As celebrities flaunted interpretations of Black elegance, how many Black designers were actually showcased and how many of them got to tell their stories? The gala raises millions, but how much of it will actually trickle back into Black fashion institutions or communities so they can nurture designers, artists and creatives who contribute to fashion? Style was on display but true appreciation was not.
Fashion has always flirted with activism, but without accountability and redistribution, it risks becoming a costume, worn only for applause, not progress. And despite being a costume gala, this year's Met Gala needed to be... more. not just for the past but also for the future.
An impressive number of black designers could showcase their work, especially emerging names such as Ferragamo designer Maximilian Davis who dressed Kylie Jenner and British-Nigerian-Brazilian designer Torishéju Dumi.
Despite the cultural importance of highlighting Black dandyism, the Met Gala's extreme exclusivity and wealth are jarringly out of touch with the ongoing conversation about racial and class inequality in the US. The opulence can feel obscene, especially given the high ticket prices ($75,000 last year and likely more now). This disconnect is particularly stark as a recession looms over everyone, including artists and fashion workers.
The Met Gala is said to have raised an estimated $31 million this year, but almost all of it will be directed toward the Costume Institute, as per tradition. Yet, with a theme so deeply rooted in the legacy of Black fashion and identity, it’s worth asking: could this have been an opportunity to do more? There were no announced scholarships, grants, or dedicated support for Black designers or institutions preserving this rich fashion heritage.

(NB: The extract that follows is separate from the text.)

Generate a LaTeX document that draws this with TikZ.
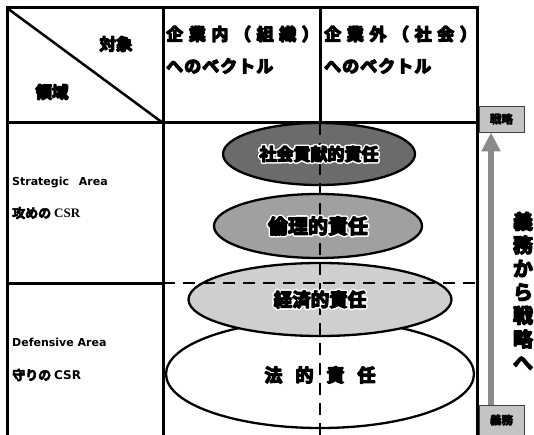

Black dandyism, the soul of this year’s theme, is more than mere immaculate tailoring. It’s a story of reclaiming one’s dignity through dress and defying oppression. As that heritage glimmers under the spotlight, in what is said to be fashion’s biggest displays, one can’t help but question whether the higher purpose will be carried beyond the Met stairs. Can fashion's most glamorous evening transcend tribute, towards tangible influence or will the message, once again, get lost beneath the buzz of applause and camera shutters?